Many say this is the ideal setup for avid bakers because the temperature doesn’t fluctuate during the process, and it’s a dry heat source, producing crisp and golden crusts.
We later moved to our current home in Hudson, and a full kitchen renovation began to shape. The focal point of our design was going to be a unique backsplash with an eye catching range, that also needed to handle a lot of wear and tear with my job as a recipe developer. I definitely wanted to stick with a duel fuel range, because I had had such great results baking sourdough with it.
We looked at many different brands and styles, but I fell in love with this stunning, white 48 inch Blue Star RNB Series Gas Range with Griddle, with brushed brass knobs/handles.
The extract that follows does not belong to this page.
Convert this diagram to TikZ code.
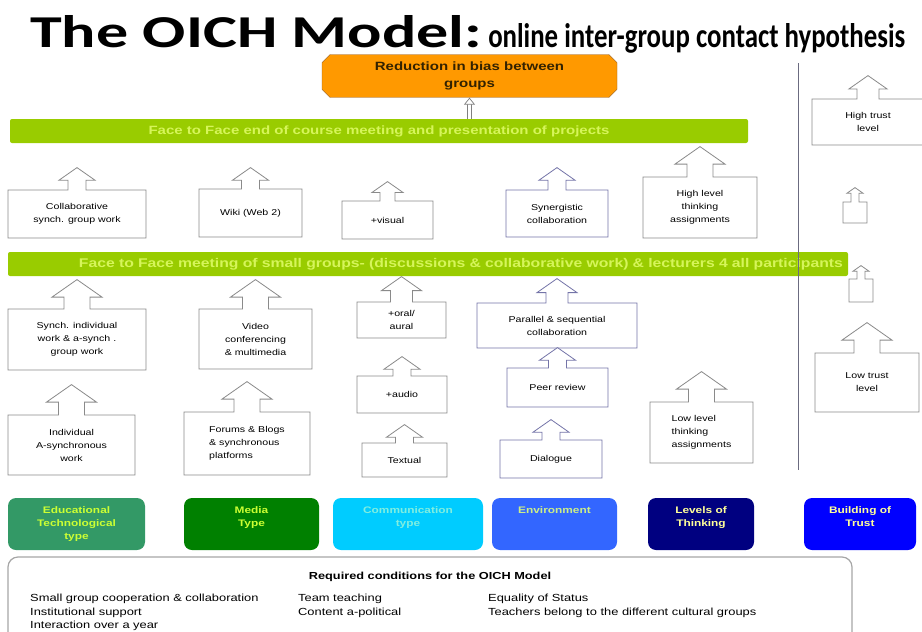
\documentclass[tikz,border=0pt]{standalone}
\usepackage{fontspec}
\setmainfont{Liberation Sans}[FakeStretch=1.25]
\newfontfamily\titlefont{Carlito}
\usepackage{graphicx}
\usetikzlibrary{positioning, calc, arrows.meta, shapes.arrows, shapes.misc}

\definecolor{boxgray}{HTML}{8A8A8A}
\definecolor{envline}{HTML}{7474A8}
\definecolor{bandgreen}{HTML}{99CC00}
\definecolor{bandtext}{HTML}{D6F55A}
\definecolor{biasorange}{HTML}{FF9900}
\definecolor{biasline}{HTML}{8C5A28}
\definecolor{biastext}{HTML}{332200}
\definecolor{edugreen}{HTML}{339966}
\definecolor{mediagreen}{HTML}{008000}
\definecolor{commcyan}{HTML}{00CCFF}
\definecolor{envblue}{HTML}{3366FF}
\definecolor{levelnavy}{HTML}{000080}
\definecolor{trustblue}{HTML}{0000FF}
\definecolor{limetext}{HTML}{CCFF33}
\definecolor{paletext}{HTML}{FFFF99}
\definecolor{commtext}{HTML}{80EEE0}
\definecolor{envtext}{HTML}{CCEE88}
\definecolor{divider}{HTML}{6B6B80}

\tikzset{
	callout/.style={arrow box, draw=boxgray, fill=white, line width=0.8pt, inner sep=1pt,
		align=center, arrow box tip angle=110, font=\fontsize{8.5}{13}\selectfont},
	bodysize/.style 2 args={minimum width=#1pt, minimum height=#2pt},
	bigarrow/.style={arrow box arrows={north:#1pt from border}, arrow box shaft width=26pt, arrow box head extend=12pt},
	midarrow/.style={arrow box arrows={north:#1pt from border}, arrow box shaft width=18pt, arrow box head extend=9pt},
	tinyarrow/.style={arrow box arrows={north:#1pt from border}, arrow box shaft width=8pt, arrow box head extend=4pt},
	band/.style={rectangle, rounded corners=2pt, fill=bandgreen, text=bandtext, inner ysep=0pt,
		font=\bfseries\fontsize{12}{13}\selectfont},
	catbox/.style={rectangle, rounded corners=8pt, minimum height=52pt},
	cattitle/.style={align=center, inner sep=0pt, font=\bfseries\fontsize{9.5}{13}\selectfont},
	condcol/.style={anchor=north west, align=left, inner sep=0pt, font=\fontsize{10.3}{13.5}\selectfont},
	hollow/.style={draw=gray, double=white, double distance=3pt, line width=0.7pt,
		-{Triangle[fill=white, length=7pt, width=11pt]}},
}

\begin{document}
\begin{tikzpicture}[x=1pt, y=-1pt]
	\useasboundingbox (0,0) rectangle (922,632);

	% title
	\node[anchor=base west, inner sep=0pt] (title) at (30,47)
		{\titlefont\bfseries\resizebox{452pt}{32pt}{The OICH Model:}\hspace{6pt}\resizebox{417pt}{24pt}{online inter-group contact hypothesis}};

	% outcome and the two meetings
	\node[chamfered rectangle, chamfered rectangle xsep=4pt, chamfered rectangle ysep=4pt,
		fill=biasorange, draw=biasline, minimum width=295pt, minimum height=42pt, align=center,
		text=biastext, font=\bfseries\fontsize{12}{17}\selectfont] (bias) at (469.5,76) {Reduction in bias between\\groups};
	\node[band, minimum width=738pt, minimum height=24pt] (band1) at (379,131)
		{Face to Face end of course meeting and presentation of projects};
	\node[band, minimum width=840pt, minimum height=24pt, text width=830pt, inner xsep=5pt, align=right,
		font=\bfseries\fontsize{12.6}{13}\selectfont] (band2) at (428,264)
		{Face to Face meeting of small groups- (discussions \& collaborative work) \& lecturers 4 all participants};
	\draw[hollow] (band1.north -| bias.south) -- (bias.south);

	\draw[divider, line width=1pt] (798,63) coordinate (divtop) -- (798,470) coordinate (divbot);

	% upper row
	\node[callout, bodysize={138}{48}, midarrow=22] (collab) at (77,214) {Collaborative\\synch. group work};
	\node[callout, bodysize={103}{48}, midarrow=21] (wiki) at (250.5,213) {Wiki (Web 2)};
	\node[callout, bodysize={91}{38}, arrow box arrows={north:19pt from border}, arrow box shaft width=15pt, arrow box head extend=8pt] (visual) at (387.5,220) {+visual};
	\node[callout, draw=envline, bodysize={102}{47}, midarrow=22] (synergy) at (557,213.5) {Synergistic\\collaboration};
	\node[callout, bodysize={114}{61}, bigarrow=30] (highlevel) at (700,207.5) {High level\\thinking\\assignments};
	\node[callout, bodysize={24}{21}, tinyarrow=14] (trustmid1) at (855,212.5) {};
	\node[callout, bodysize={112}{46}, arrow box arrows={north:23pt from border}, arrow box shaft width=22pt, arrow box head extend=8pt] (hightrust) at (868,122) {High trust\\level};

	% lower rows
	\node[callout, bodysize={138}{61}, bigarrow=29] (synchwork) at (77,339.5) {Synch. individual\\work \& a-synch .\\group work};
	\node[callout, bodysize={127}{60}, bigarrow=30] (indiv) at (71.5,445) {Individual\\A-synchronous\\work};
	\node[callout, bodysize={113}{60}, bigarrow=29] (video) at (255.5,339) {Video\\conferencing\\\& multimedia};
	\node[callout, bodysize={126}{63}, bigarrow=30, align=left] (forums) at (247,443.5) {Forums \& Blogs\\\& synchronous\\platforms};
	\node[callout, bodysize={89}{36}, arrow box arrows={north:25pt from border}, arrow box shaft width=22pt, arrow box head extend=9pt] (oral) at (401.5,320) {+oral/\\aural};
	\node[callout, bodysize={90}{37}, midarrow=19] (audio) at (402,394.5) {+audio};
	\node[callout, bodysize={85}{34}, midarrow=18] (textual) at (404.5,460) {Textual};
	\node[callout, draw=envline, bodysize={160}{45}, arrow box arrows={north:24pt from border}, arrow box shaft width=22pt, arrow box head extend=9pt] (parallel) at (557,325.5) {Parallel \& sequential\\collaboration};
	\node[callout, draw=envline, bodysize={101}{39}, midarrow=20] (peer) at (557.5,387.5) {Peer review};
	\node[callout, draw=envline, bodysize={102}{38}, midarrow=20] (dialogue) at (551,459) {Dialogue};
	\node[callout, bodysize={103}{61}, bigarrow=30, align=left] (lowlevel) at (701.5,432.5) {Low level\\thinking\\assignments};
	\node[callout, bodysize={24}{23}, tinyarrow=13] (trustmid2) at (861,290.5) {};
	\node[callout, bodysize={104}{59}, bigarrow=30] (lowtrust) at (867,382.5) {Low trust\\level};

	% categories
	\node[catbox, fill=edugreen, minimum width=137pt] (edu) at (76.5,524) {};
	\node[cattitle, text=limetext, below=9pt of edu.north] (edutxt) {Educational\\Technological\\type};
	\node[catbox, fill=mediagreen, minimum width=135pt] (media) at (251.5,524) {};
	\node[cattitle, text=limetext, below=9pt of media.north] (mediatxt) {Media\\Type};
	\node[catbox, fill=commcyan, minimum width=150pt] (comm) at (408,524) {};
	\node[cattitle, text=commtext, below=9pt of comm.north] (commtxt) {Communication\\type};
	\node[catbox, fill=envblue, minimum width=125pt] (env) at (554.5,524) {};
	\node[cattitle, text=envtext, below=9pt of env.north] (envtxt) {Environment};
	\node[catbox, fill=levelnavy, minimum width=106pt] (levels) at (701,524) {};
	\node[cattitle, text=paletext, below=9pt of levels.north] (levelstxt) {Levels of\\Thinking};
	\node[catbox, fill=trustblue, minimum width=112pt] (trust) at (860,524) {};
	\node[cattitle, text=paletext, below=9pt of trust.north] (trusttxt) {Building of\\Trust};

	% conditions
	\node[rectangle, rounded corners=10pt, draw=gray!70, line width=1.2pt, minimum width=844pt, minimum height=96pt] (cond) at (430,605) {};
	\node[inner sep=0pt, font=\bfseries\fontsize{10.2}{11}\selectfont, below=16pt of cond.north] (condtitle) {Required conditions for the OICH Model};
	\node[condcol] (cond1) at (30,594) {Small group cooperation \& collaboration\\Institutional support\\Interaction over  a year};
	\node[condcol] (cond2) at (298,594) {Team teaching\\Content a-political};
	\node[condcol] (cond3) at (488,594) {Equality of Status\\Teachers belong to the different cultural groups};
\end{tikzpicture}
\end{document}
It was so dreamy!
There was one problem…. it wasn’t duel fuel.
After many conversations, I decided to give it a go with gas anyways, and deal with baking issues as they came. If it was a complete failure, we could install an electric wall oven in the back pantry.
So, could I bake great bread in a gas oven?
I’ve been baking sourdough bread (my Whole Wheat Sourdough recipe is what you see in these photos) in our Blue Star gas oven for an entire year, and I’m happy to report that my sourdough baking is even BETTER than it was before!
- High heat is crucial for baking sourdough bread, one of the main contributors to great oven spring. Blue Star ovens can reach 500+ degrees F, which my electric oven could never get to.
- Because you bake sourdough bread in a covered vessel, like the cast iron Challenger Bread Pan that I use (or dutch oven) there’s no need to worry about the slight temperature fluctuation that occurs with gas ovens. Nearly all the constant heat is held within the pan! Rather than relying solely on the oven.
- Using covered cast iron also reduces the likelihood that hot or cold spots will affect the bake.
The Challenger Bread Pan is the best I’ve used for baking sourdough in a gas oven. I’ve tried combo cookers, dutch ovens, you name it, and I would never go back. In combination with my Blue Star oven, my bread consistently rises higher, and the crust is so thin! The pan is great for baking bread because:
- Shallow base: Loading your dough is easy.
- Sealed environment: Creates the perfect amount of steam.
- Top handles: Easily remove the cover mid-bake.
- Deep cover: Plenty of room for your oven spring.
Tips for Baking Bread in a Gas Oven
- Preheat your baking vessel in the oven to achieve the hottest environment for your bread.
- Bake in the top third of the oven to ensure the loaf doesn’t burn, as the heat source for gas ovens is on the bottom.
- Good oven technique comes with getting to know your oven. The more baking you do, the better you’ll work in tandem with it.